Good kitchen setup matters just as much as the appliance. Keep canned goods within easy reach, avoid carrying heavy cans one-handed, and place the opener where it can be used without bending, stretching, or reaching around other appliances.
The Arthritis Foundation’s joint protection guidance offers additional advice on reducing stress on painful joints. The FDA Food Code also reinforces the importance of keeping kitchen equipment clean and sanitary.
Final Verdict
An electric can opener is a useful kitchen aid for seniors with arthritis who struggle with the twisting and squeezing required by a manual opener.
Choose it when hand pain, grip fatigue, or wrist stiffness is the main problem and there is a stable, reachable place to keep the appliance. It is especially helpful for households that open canned foods regularly.
Skip it when lifting cans, positioning them safely, or cleaning around small moving parts is the larger challenge. For mild arthritis and occasional use, an ergonomic manual opener may be simpler. For seniors with significant weakness or balance concerns, caregiver help may be the safer choice.
The right electric can opener should reduce hand strain without adding an awkward setup or cleanup chore.
FAQ
Will an electric can opener help with arthritis in the hands?
Yes.
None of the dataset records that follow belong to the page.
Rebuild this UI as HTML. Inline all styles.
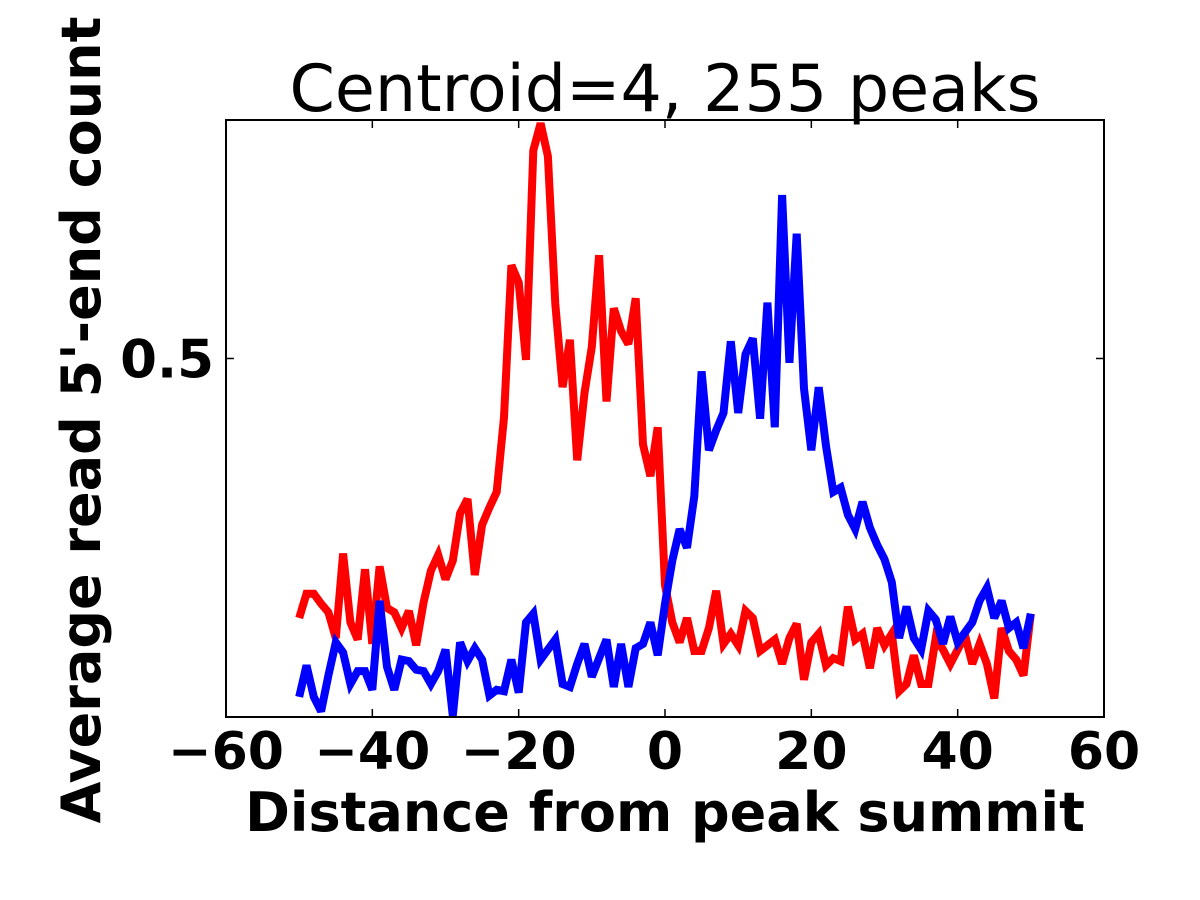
<!DOCTYPE html>
<html><head><meta charset="utf-8"><style>
html,body{margin:0;padding:0;background:#fff;}
svg{display:block;font-family:"DejaVu Sans","Liberation Sans",sans-serif;}
</style></head><body>
<svg id="chart" width="1200" height="900">
<rect width="1200" height="900" fill="#fff"/>
<text x="665" y="111" font-size="65" text-anchor="middle">Centroid=4, 255 peaks</text>
<g id="series"></g>
<rect x="226" y="120" width="878" height="597" fill="none" stroke="#000" stroke-width="2"/>
<g id="ticks"></g>
<text x="665" y="831" font-size="54" font-weight="bold" text-anchor="middle">Distance from peak summit</text>
<text transform="translate(100,420) rotate(-90)" font-size="54" font-weight="bold" text-anchor="middle">Average read 5'-end count</text>
</svg>
<script>
const xTicks = [-60,-40,-20,0,20,40,60];
const xTickLabels = ["\u221260","\u221240","\u221220","0","20","40","60"];
const yTicks = [0.5];
const yTickLabels = ["0.5"];
const xStart = -50;
const redValues = [0.319,0.336,0.336,0.329,0.323,0.305,0.364,0.316,0.304,0.353,0.301,0.355,0.326,0.323,0.312,0.324,0.300,0.330,0.352,0.363,0.346,0.359,0.392,0.402,0.349,0.384,0.396,0.407,0.459,0.565,0.553,0.499,0.645,0.664,0.641,0.538,0.480,0.513,0.429,0.476,0.508,0.572,0.470,0.535,0.519,0.510,0.542,0.440,0.418,0.452,
0.342,0.316,0.302,0.319,0.296,0.296,0.312,0.338,0.301,0.308,0.300,0.324,0.319,0.296,0.300,0.304,0.287,0.305,0.315,0.276,0.302,0.308,0.286,0.291,0.289,0.327,0.304,0.308,0.284,0.312,0.300,0.308,0.268,0.273,0.293,0.273,0.273,0.305,0.297,0.287,0.297,0.307,0.287,0.301,0.287,0.263,0.312,0.296,0.290,0.279,0.322];
const blueValues = [0.264,0.286,0.264,0.254,0.279,0.302,0.295,0.273,0.282,0.282,0.269,0.331,0.285,0.269,0.290,0.289,0.283,0.282,0.273,0.282,0.297,0.251,0.302,0.289,0.298,0.290,0.265,0.269,0.268,0.290,0.267,0.316,0.322,0.290,0.297,0.304,0.273,0.271,0.287,0.301,0.278,0.291,0.304,0.271,0.301,0.271,0.298,0.301,0.316,0.293,
0.329,0.359,0.381,0.368,0.404,0.491,0.436,0.450,0.462,0.512,0.462,0.503,0.514,0.458,0.539,0.452,0.614,0.497,0.587,0.479,0.436,0.480,0.439,0.407,0.410,0.391,0.381,0.400,0.382,0.370,0.360,0.344,0.305,0.327,0.305,0.297,0.324,0.318,0.301,0.320,0.302,0.309,0.316,0.331,0.340,0.319,0.331,0.312,0.316,0.298,0.322];

const NS="http://www.w3.org/2000/svg";
const X0=226,X1=1104,Y0=717,Y1=120;
const xMin=-60,xMax=60,yMin=0.25,yMax=0.6663;
function sx(v){return X0+(v-xMin)/(xMax-xMin)*(X1-X0);}
function sy(v){return Y0-(v-yMin)/(yMax-yMin)*(Y0-Y1);}
const series=document.getElementById('series');
function drawLine(vals,color,name){
  const p=document.createElementNS(NS,'polyline');
  p.setAttribute('points',vals.map((v,i)=>sx(xStart+i).toFixed(1)+','+sy(v).toFixed(1)).join(' '));
  p.setAttribute('fill','none');p.setAttribute('stroke',color);
  p.setAttribute('stroke-width','8');p.setAttribute('stroke-linejoin','miter');p.setAttribute('stroke-miterlimit','3');
  
  
  series.appendChild(p);
}
drawLine(redValues,'#ff0000','red-series-line');
drawLine(blueValues,'#0000ff','blue-series-line');
const tg=document.getElementById('ticks');
function line(x1,y1,x2,y2,name){
  const l=document.createElementNS(NS,'line');
  l.setAttribute('x1',x1);l.setAttribute('y1',y1);l.setAttribute('x2',x2);l.setAttribute('y2',y2);
  l.setAttribute('stroke','#000');l.setAttribute('stroke-width','1.5');
  
  
  tg.appendChild(l);
}
xTicks.forEach((t,i)=>{
  const x=sx(t);
  line(x,Y0,x,Y0-8,'x-tick');line(x,Y1,x,Y1+8,'x-tick-top');
  const tx=document.createElementNS(NS,'text');
  tx.setAttribute('x',x);tx.setAttribute('y',769);tx.setAttribute('font-size','52');tx.setAttribute('font-weight','bold');tx.setAttribute('text-anchor','middle');
  tx.textContent=xTickLabels[i];
  
  
  tg.appendChild(tx);
});
yTicks.forEach((t,i)=>{
  const y=sy(t);
  line(X0,y,X0+8,y,'y-tick');line(X1,y,X1-8,y,'y-tick-right');
  const tx=document.createElementNS(NS,'text');
  tx.setAttribute('x',214);tx.setAttribute('y',y+19);tx.setAttribute('font-size','53');tx.setAttribute('font-weight','bold');tx.setAttribute('text-anchor','end');
  tx.textContent=yTickLabels[i];
  
  
  tg.appendChild(tx);
});
</script>
</body></html>
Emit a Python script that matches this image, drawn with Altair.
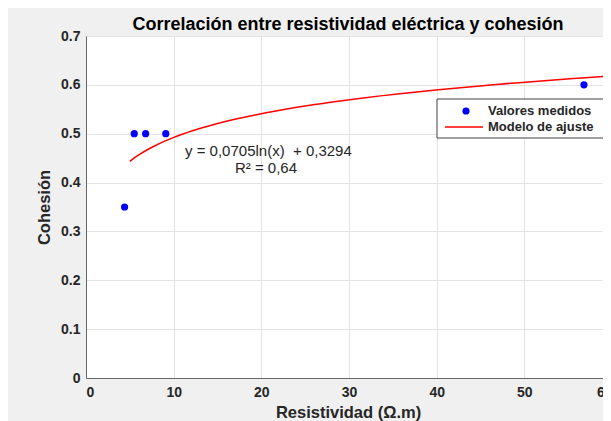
import altair as alt
import pandas as pd

# ---- data ----
resistividad = [4.4, 5.5, 6.8, 9.1, 56.8]
cohesion = [0.35, 0.50, 0.50, 0.50, 0.60]
x_dominio = [0, 60]
y_dominio = [0, 0.7]
x_ticks = [0, 10, 20, 30, 40, 50, 60]
y_ticks = [0, 0.1, 0.2, 0.3, 0.4, 0.5, 0.6, 0.7]
ajuste_extent = [5, 60]
titulo = "Correlación entre resistividad eléctrica y cohesión"
x_titulo = "Resistividad (Ω.m)"
y_titulo = "Cohesión"
ecuacion = "y = 0,0705ln(x) \u00a0+ 0,3294"
r2 = "R² = 0,64"
leyenda = ["Valores medidos", "Modelo de ajuste"]

FONT = "Liberation Sans"
df = pd.DataFrame({"Resistividad": resistividad, "Cohesion": cohesion})

x_enc = alt.X(
    "Resistividad:Q",
    scale=alt.Scale(domain=x_dominio, nice=False, zero=False, range=[0, 526]),
    axis=alt.Axis(values=x_ticks, title=x_titulo, format="d",
                  titleX=262, titleY=39, titleBaseline="alphabetic", labelPadding=7),
)
y_enc = alt.Y(
    "Cohesion:Q",
    scale=alt.Scale(domain=y_dominio, nice=False, zero=False),
    axis=alt.Axis(values=y_ticks, title=y_titulo, format=".1~f",
                  titleX=-42, titleY=171, titleBaseline="middle",
                  titleAlign="center", labelPadding=6),
)

puntos = alt.Chart(df).mark_circle(color="#0000ff", size=52, opacity=1).encode(x=x_enc, y=y_enc)

ajuste = (
    alt.Chart(df)
    .transform_regression("Resistividad", "Cohesion", method="log", extent=ajuste_extent)
    .mark_line(color="#ff0000", strokeWidth=1.5)
    .encode(x="Resistividad:Q", y="Cohesion:Q")
)

def texto(t, x, y, size, weight="normal", align="left", baseline="middle", color="#262626"):
    return alt.Chart(pd.DataFrame({"t": [t]})).mark_text(
        font=FONT, fontSize=size, fontWeight=weight, align=align,
        baseline=baseline, color=color
    ).encode(x=alt.value(x), y=alt.value(y), text="t:N")

titulo_t = texto(titulo, 262, -6, 18, weight="bold", align="center",
                 baseline="alphabetic", color="#000000")
eq1 = texto(ecuacion, 99, 115, 15)
eq2 = texto(r2, 180, 132, 15, align="center")

uno = pd.DataFrame({"k": [0]})
caja = alt.Chart(uno).mark_rect(fill="white", stroke="#404040", strokeWidth=1).encode(
    x=alt.value(351), x2=alt.value(518), y=alt.value(63), y2=alt.value(102)
)
ley_punto = alt.Chart(uno).mark_circle(color="#0000ff", size=52, opacity=1).encode(
    x=alt.value(380), y=alt.value(75)
)
ley_linea = alt.Chart(uno).mark_rule(color="#ff0000", strokeWidth=1.5).encode(
    x=alt.value(359), x2=alt.value(397), y=alt.value(91)
)
ley_t1 = texto(leyenda[0], 402, 75, 13, weight="bold")
ley_t2 = texto(leyenda[1], 402, 91, 13, weight="bold")

chart = (
    alt.layer(ajuste, puntos, titulo_t, eq1, eq2, caja, ley_punto, ley_linea, ley_t1, ley_t2)
    .properties(
        width=517,
        height=342,
        padding={"left": 78, "top": 28, "right": 0, "bottom": 43},
        autosize=alt.AutoSizeParams(type="none"),
        background="#f0f0f0",
    )
    .configure_view(fill="white", strokeWidth=0)
    .configure_axis(
        labelFont=FONT, labelFontSize=14, labelFontWeight="bold", labelColor="#262626",
        titleFont=FONT, titleFontSize=16.5, titleFontWeight="bold", titleColor="#262626",
        ticks=False, domainColor="#666666", domainWidth=1,
        gridColor="#e3e3e3", gridWidth=1,
    )
)

chart.save("out.html", embed_options={"renderer": "svg", "actions": False})
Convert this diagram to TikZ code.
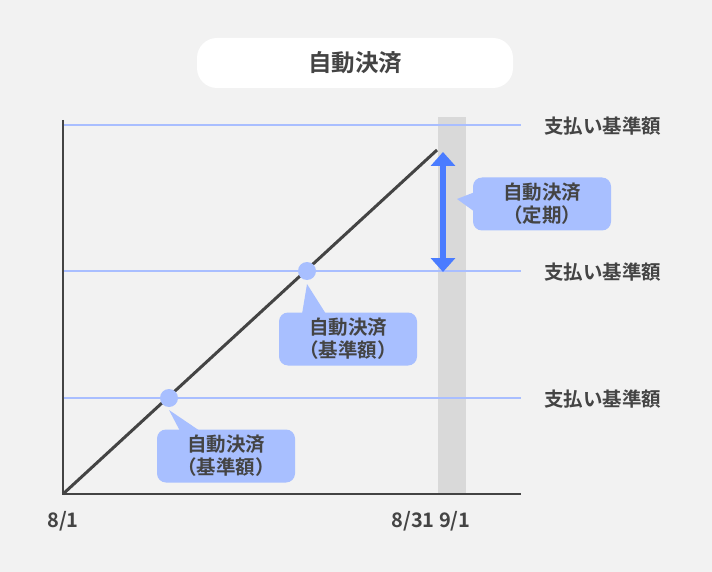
\documentclass[tikz,border=0pt]{standalone}
\usepackage{fontspec}
\newfontfamily\cjk{Noto Sans CJK JP Bold}
\usetikzlibrary{positioning,arrows.meta}
\definecolor{bg}{HTML}{F2F2F2}
\definecolor{ink}{HTML}{444444}
\definecolor{guide}{HTML}{A9BEFF}
\definecolor{bubble}{HTML}{A8BFFF}
\definecolor{arrowblue}{HTML}{4A7CFF}
\definecolor{band}{HTML}{D9D9D9}
\begin{document}
\begin{tikzpicture}[x=1pt,y=-1pt,font=\cjk,text=ink]
        % Setup the styles
        \tikzset{bubble style/.style={fill=bubble, rounded corners=9pt,
                                      minimum width=138pt, minimum height=53pt,
                                      align=center, font=\cjk\fontsize{19.5}{23}\selectfont},
                 ref style/.style={right, inner sep=0pt, font=\cjk\fontsize{19.5}{22}\selectfont},
                 axis label/.style={font=\cjk\fontsize{20}{22}\selectfont},
                 guide line/.style={guide, line width=1.6pt},
                 dot style/.style={circle, fill=bubble, minimum size=18pt, inner sep=0pt}}
        \fill[bg] (0,0) rectangle (712,572);
        \useasboundingbox (0,0) rectangle (712,572);
        % Title
        \node[fill=white, rounded corners=20pt, minimum width=316pt, minimum height=50pt,
              font=\cjk\fontsize{23.5}{26}\selectfont] (title) at (355,63) {自動決済};
        % Gray band and guide lines
        \fill[band] (438,117) rectangle (466,494);
        \foreach \y in {125,271,398}
            \draw[guide line] (63,\y) -- (521,\y);
        \node[ref style] (ref1) at (544,126) {支払い基準額};
        \node[ref style] (ref2) at (544,272) {支払い基準額};
        \node[ref style] (ref3) at (544,399) {支払い基準額};
        % Axes and growth line
        \coordinate (origin) at (63,494);
        \coordinate (top) at (437,150);
        \draw[ink, line width=2.5pt] (63,120) -- (origin) -- (521,494);
        \draw[ink, line width=3pt] (origin) -- (top);
        \node[axis label] (start) at (63,521) {8/1};
        \node[axis label] (end) at (431,521) {8/31 9/1};
        % Points
        \node[dot style] (dot1) at (169,398) {};
        \node[dot style] (dot2) at (307,271) {};
        % Double arrow
        \coordinate (up) at (443,152);
        \coordinate (down) at (443,272);
        \draw[arrowblue, line width=6pt, {Triangle[length=14pt,width=24pt]}-{Triangle[length=14pt,width=24pt]}] (up) -- (down);
        % Callouts
        \node[bubble style] (regular) at (542,204) {自動決済\\（定期）};
        \fill[bubble] (475,192) -- (457,199) -- (475,212) -- cycle;
        \node[bubble style] (base2) at (348,339) {自動決済\\（基準額）};
        \fill[bubble] (302,314) -- (307,284) -- (326,314) -- cycle;
        \node[bubble style] (base1) at (226,456) {自動決済\\（基準額）};
        \fill[bubble] (180,431) -- (169,410) -- (200,431) -- cycle;
\end{tikzpicture}
\end{document}
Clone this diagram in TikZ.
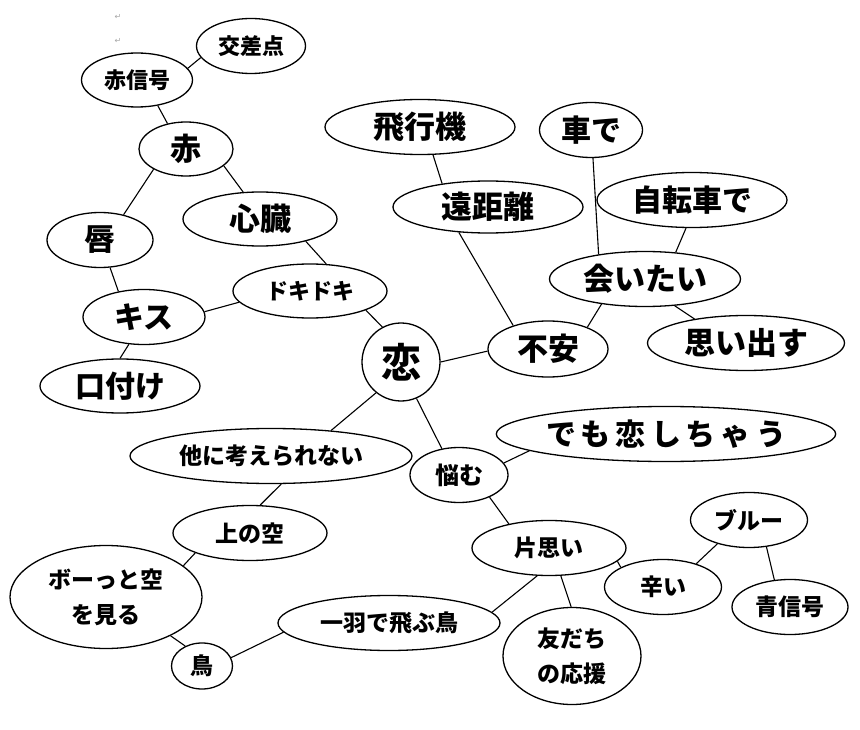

It removes the repetitive twisting and squeezing that can aggravate sore fingers, thumbs, and wrists. It does not remove the need to lift, position, and remove the can.
Is an electric can opener good for weak grip strength?
Yes, when weak grip strength makes it difficult to turn a manual handle. The user still needs enough control to guide the can into place and handle it after opening.
Does an electric can opener need cleaning?
Yes. Wipe the cutting area regularly, especially after opening messy canned foods such as tomatoes, fruit, soups, or pet food. Corded models should be unplugged before cleaning.
Should a senior choose electric or manual?
Choose electric when the cranking motion causes pain or fatigue. Choose an ergonomic manual opener when arthritis is mild, canned foods are opened only occasionally, and easy storage matters more than removing manual effort.
What if lifting cans is painful too?
Place heavier cans close to the opener before starting, rather than carrying them across the kitchen one-handed. If lifting or handling cans feels unstable, ask for assistance or choose lighter food containers when possible.